The Democratic-controlled Senate blocked a Republican-run House bill that would fund federal agencies and provide $3.7-billion in disaster assistance, partly paying for that aid with cuts in two Energy Department loan programs that finance technological development – one of the President's favourite alternative energy programs.

Disaster funding could run out as early as Tuesday and a broader government shutdown looms the following weekend because partisan gridlock means none of the dozen annual spending bills have been passed.

In the latest bout of nasty brinkmanship, both Republicans and Democrats blamed the other for playing politics while Americans suffer. Victims of floods in North Dakota and Hurricane Irene's devastation up the East Coast may be denied promised help.

Republicans cried foul, accusing Democrats of trying to surreptitiously add to the nation's crippling debt and saying the President's party was trying to funnel $3.7-billion into disaster relief without finding the money to pay for it.

"What's at stake is whether we're going to add to the debt or not," said Senate Minority Leader Mitch McConnell, a Kentucky Republican.

The White House counterpunched, accusing Republicans of a repeat of the summer's bitter partisan standoff over raising the nation's debt ceiling.

"The fever hasn't broken – the behaviour that we saw this summer that really repelled Americans continues," Mr.
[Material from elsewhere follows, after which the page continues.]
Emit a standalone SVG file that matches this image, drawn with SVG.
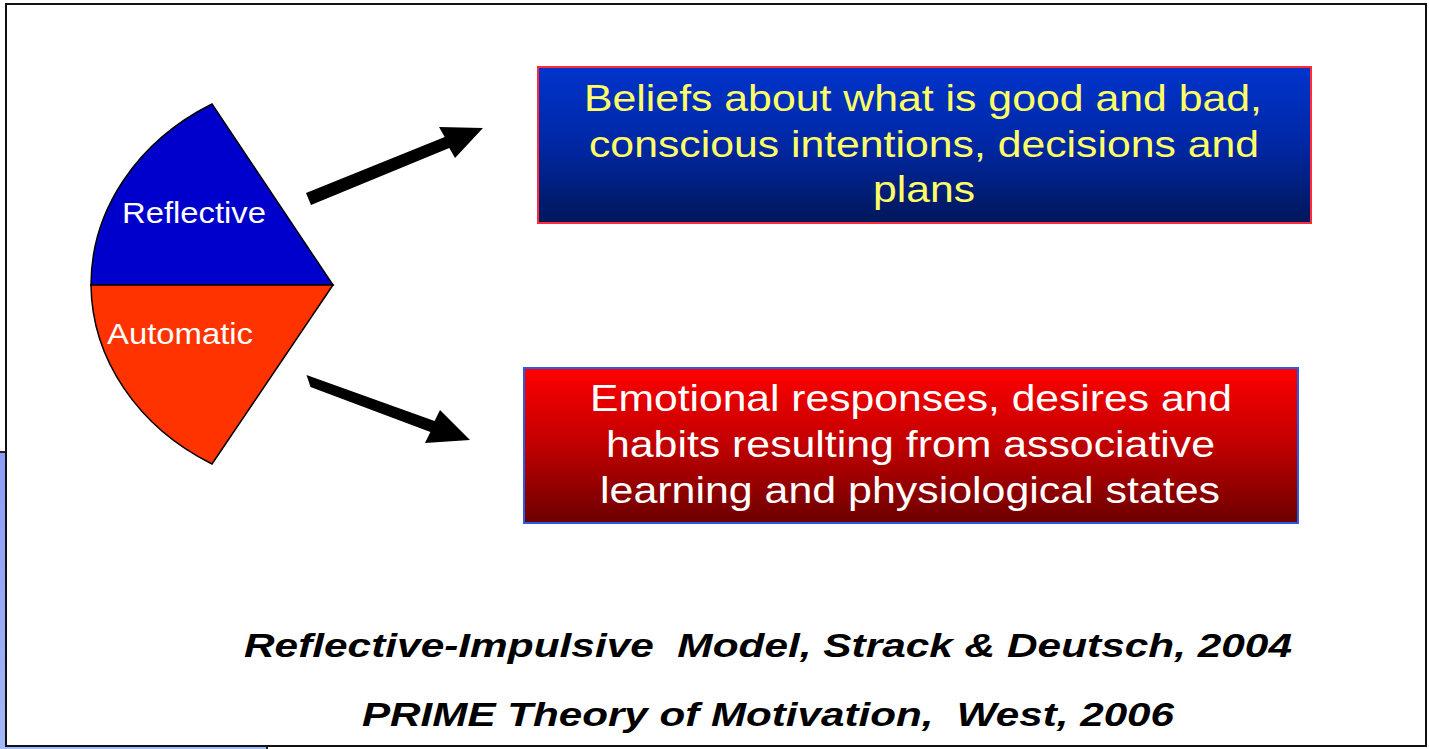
<svg xmlns="http://www.w3.org/2000/svg" width="1429" height="749" viewBox="0 0 1429 749">
  <defs>
    <linearGradient id="gradBlue" x1="0" y1="0" x2="0" y2="1">
      <stop offset="0" stop-color="#0034cc"/>
      <stop offset="0.5" stop-color="#0027a4"/>
      <stop offset="1" stop-color="#00175a"/>
    </linearGradient>
    <linearGradient id="gradRed" x1="0" y1="0" x2="0" y2="1">
      <stop offset="0" stop-color="#ff0000"/>
      <stop offset="0.5" stop-color="#c00000"/>
      <stop offset="1" stop-color="#6c0000"/>
    </linearGradient>
    <linearGradient id="gradPanel" x1="0" y1="0" x2="0" y2="1">
      <stop offset="0" stop-color="#8c9cf8"/>
      <stop offset="1" stop-color="#a2b8f6"/>
    </linearGradient>
  </defs>
  <style>
    .sans { font-family: "Liberation Sans", Arial, sans-serif; }
    .wedge-label { font-size: 30px; fill: #ffffff; }
    .box-text { font-size: 37px; text-anchor: middle; }
    .yellow { fill: #ffff66; }
    .white { fill: #ffffff; }
    .cite { font-size: 34px; font-weight: bold; font-style: italic; fill: #000000; text-anchor: middle; white-space: pre; }
    .arrow { fill: #000000; }
  </style>

  <rect x="0" y="0" width="1429" height="749" fill="#ffffff"/>

  <!-- panel peeking out behind the slide frame -->
  <rect x="-1" y="452" width="268" height="299" fill="url(#gradPanel)" stroke="#222222" stroke-width="2"/>

  <!-- slide frame -->
  <rect x="6" y="4" width="1420" height="742" fill="#ffffff" stroke="#111111" stroke-width="2"/>

  <!-- two-part wedge -->
  <g id="wedge-reflective">
    <path d="M333,285 L212,104 A242,209 0 0,0 91,285 Z" fill="#0000cc" stroke="#000000" stroke-width="1.5"/>
    <text class="sans wedge-label" x="122" y="223" textLength="144" lengthAdjust="spacingAndGlyphs">Reflective</text>
  </g>
  <g id="wedge-automatic">
    <path d="M333,285 L91,285 A242,209 0 0,0 212,464 Z" fill="#ff3300" stroke="#000000" stroke-width="1.5"/>
    <text class="sans wedge-label" x="107" y="344" textLength="146" lengthAdjust="spacingAndGlyphs">Automatic</text>
  </g>

  <!-- connectors -->
  <g id="connectors">
    <polygon class="arrow" points="306,193 444.7,137 439,127 483,128 455,158 449.3,148 311,205"/>
    <polygon class="arrow" points="306.5,375 434.6,420.9 440,410 470,440 425,443 430.4,432.1 310.5,387"/>
  </g>

  <!-- reflective outcomes -->
  <g id="box-beliefs">
    <rect x="538" y="67" width="773" height="156" fill="url(#gradBlue)" stroke="#ff2a3a" stroke-width="2"/>
    <text class="sans box-text yellow" x="923" y="111" textLength="678" lengthAdjust="spacingAndGlyphs">Beliefs about what is good and bad,</text>
    <text class="sans box-text yellow" x="924" y="157" textLength="670" lengthAdjust="spacingAndGlyphs">conscious intentions, decisions and</text>
    <text class="sans box-text yellow" x="924" y="202" textLength="102" lengthAdjust="spacingAndGlyphs">plans</text>
  </g>

  <!-- automatic outcomes -->
  <g id="box-emotional">
    <rect x="524" y="368" width="774" height="155" fill="url(#gradRed)" stroke="#2a5ae8" stroke-width="2"/>
    <text class="sans box-text white" x="911" y="411" textLength="642" lengthAdjust="spacingAndGlyphs">Emotional responses, desires and</text>
    <text class="sans box-text white" x="910.5" y="457" textLength="609" lengthAdjust="spacingAndGlyphs">habits resulting from associative</text>
    <text class="sans box-text white" x="910" y="503" textLength="620" lengthAdjust="spacingAndGlyphs">learning and physiological states</text>
  </g>

  <!-- references -->
  <g id="citations">
    <text class="sans cite" xml:space="preserve" x="768" y="657" textLength="1048" lengthAdjust="spacingAndGlyphs">Reflective-Impulsive  Model, Strack &amp; Deutsch, 2004</text>
    <text class="sans cite" xml:space="preserve" x="768" y="726" textLength="812" lengthAdjust="spacingAndGlyphs">PRIME Theory of Motivation,  West, 2006</text>
  </g>
</svg>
Obama's spokesman, Jay Carney, said.

The latest sparring over refilling the disaster coffers at FEMA, the Federal Emergency Management Agency, is just the latest squabble as both parties vie for political advantage.

The House bill also included emergency funding to keep the government running from the start of the next fiscal year – Oct. 1 – until Nov 18. But while some believed a deal had been cooked to accept reduced funding for FEMA partially paid for by cuts to alternative energy programs, the arrangement fell through in an echo of the 'on-again, off-again' deals that turned raising the debt-ceiling into a festering political sore all summer.
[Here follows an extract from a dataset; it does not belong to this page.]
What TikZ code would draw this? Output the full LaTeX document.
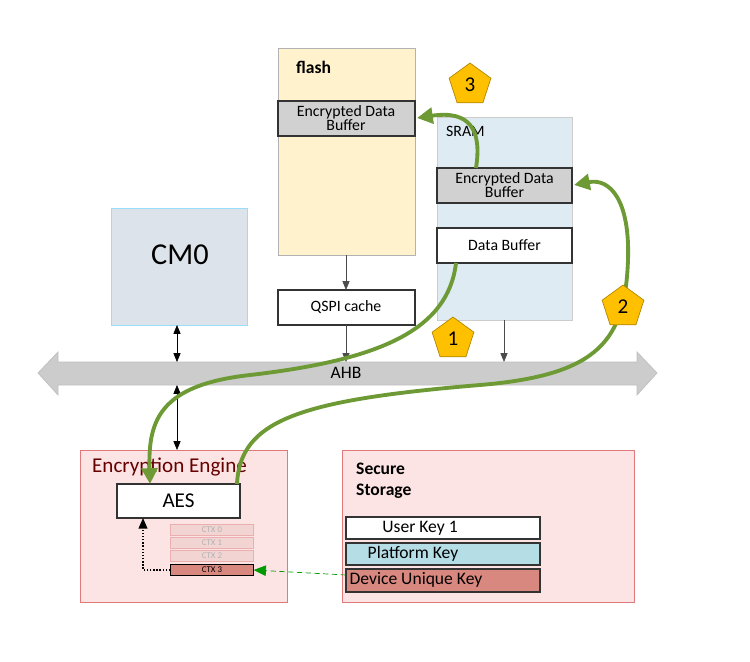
\documentclass[tikz,border=0pt]{standalone}
\usepackage{fontspec}
\setmainfont{Carlito}
\usetikzlibrary{shapes.geometric,arrows.meta}
\definecolor{flashbg}{HTML}{FFF2CC}
\definecolor{srambg}{HTML}{DEEBF3}
\definecolor{cmbg}{HTML}{DDE3EA}
\definecolor{engbg}{HTML}{FCE4E4}
\definecolor{engline}{HTML}{E07A7A}
\definecolor{keyred}{HTML}{D98880}
\definecolor{keyblue}{HTML}{B4DDE6}
\definecolor{flowgreen}{HTML}{6E9A35}
\definecolor{badge}{HTML}{FFC000}
\tikzset{
  blk/.style={draw=black!80, thick},
  buf/.style={blk, fill=black!18},
  bus/.style={-{Triangle[length=5pt,width=4pt]}, black!70},
  flow/.style={flowgreen, line width=2.2pt, -{Triangle[length=9pt,width=9pt]}},
  badgenum/.style={regular polygon, regular polygon sides=5, fill=badge, draw=badge!70!black, minimum size=25pt, inner sep=0pt, font=\large},
  ctx/.style={draw=engline!60, fill=keyred!35, text=black!30, font=\tiny, inner sep=0pt, minimum width=47pt, minimum height=6pt}
}
\begin{document}
\begin{tikzpicture}[x=0.02cm,y=-0.02cm]
\useasboundingbox (0,0) rectangle (750,662);
% cores and memories
\draw[draw=cyan!40, fill=cmbg] (111,208) rectangle (247,325);
\node (cm0) at (180,255) {\LARGE CM0};
\draw[draw=black!30, fill=flashbg] (278,48) rectangle (415,255);
\node[anchor=west] (flash) at (290,67) {\textbf{flash}};
\draw[buf] (278,101) rectangle (415,136);
\node[align=center, font=\small] (fbuf) at (346,118.5) {Encrypted Data\\[-3pt]Buffer};
\draw[blk] (278,290) rectangle (415,325);
\node[font=\small] (qspi) at (346,307.5) {QSPI cache};
\draw[draw=black!20, fill=srambg] (437,117) rectangle (572,320);
\node[anchor=west, font=\small] (sram) at (440,131) {SRAM};
\draw[buf] (437,168) rectangle (572,203);
\node[align=center, font=\small] (sbuf) at (504.5,185.5) {Encrypted Data\\[-3pt]Buffer};
\draw[blk, fill=white] (437,228) rectangle (572,263);
\node[font=\small] (dbuf) at (504.5,245.5) {Data Buffer};
% AHB
\draw[draw=black!25, fill=black!20] (38,373) -- (58,352) -- (58,362) -- (637,362) -- (637,352) -- (657,373)
  -- (637,395) -- (637,385) -- (58,385) -- (58,395) -- cycle;
\node (ahb) at (346,373) {AHB};
\draw[bus] (346,255) -- (346,290);
\draw[bus] (346,325) -- (346,362);
\draw[bus] (504,320) -- (504,362);
\draw[bus, {Triangle[length=5pt,width=4pt]}-{Triangle[length=5pt,width=4pt]}, black] (177,325) -- (177,362);
\draw[bus, {Triangle[length=5pt,width=4pt]}-{Triangle[length=5pt,width=4pt]}, black] (177,385) -- (177,450);
% encryption engine
\draw[draw=engline, fill=engbg] (80,450) rectangle (287,602);
\node[anchor=west, text=red!40!black, font=\large] (eng) at (86,467) {Encryption Engine};
\draw[blk, fill=white] (117,484) rectangle (240,518);
\node[font=\large] (aes) at (178.5,501) {AES};
\foreach \i/\y in {0/530,1/543,2/556} {
  \node[ctx] (ctx\i) at (212,\y) {CTX \i};
}
\node[ctx, draw=black, fill=keyred, text=black] (ctx3) at (212,570) {CTX 3};
\draw[densely dotted, thick, -{Triangle[length=6pt,width=5pt]}] (ctx3.west) -- (143,570) -- (143,518);
% secure storage
\draw[draw=engline, fill=engbg] (342,450) rectangle (634,602);
\node[anchor=north west, align=left, font=\bfseries] (sec) at (350,457) {Secure\\Storage};
\draw[blk, fill=white] (346,517) rectangle (540,539);
\node (uk) at (420,528) {User Key 1};
\draw[blk, fill=keyblue] (346,543) rectangle (540,565);
\node (pk) at (413,554) {Platform Key};
\draw[blk, fill=keyred] (346,569) rectangle (540,592);
\node (duk) at (416,580) {Device Unique Key};
\draw[green!60!black, densely dashed, -{Triangle[length=7pt,width=6pt]}] (346,575) -- (ctx3.east);
% flows
\draw[flow] (456,263) .. controls (448,330) and (380,360) .. (250,375) .. controls (160,385) and (148,420) .. (150,484);
\draw[flow] (237,484) .. controls (240,420) and (300,400) .. (480,385) .. controls (600,375) and (625,340) .. (628,260)
  .. controls (630,200) and (610,178) .. (574,185);
\draw[flow] (476,168) .. controls (482,130) and (470,110) .. (417,118);
\node[badgenum] (s3) at (470,85) {3};
\node[badgenum] (s2) at (623,307) {2};
\node[badgenum] (s1) at (453,339) {1};
\end{tikzpicture}
\end{document}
"We're fed up with this … we're sick of it, we're tired of it," said Senator Dick Durbin, the Democrat Whip. He accused Republicans of taking the "outrageous view that you have to kill jobs in American to pay for disasters."

Mr. McConnell rejected calls to fill FEMA's coffers without corresponding spending cuts elsewhere. "The whole, 'that's the way we've always done it' argument is the reason we've got a $14-trillion debt right now," he said.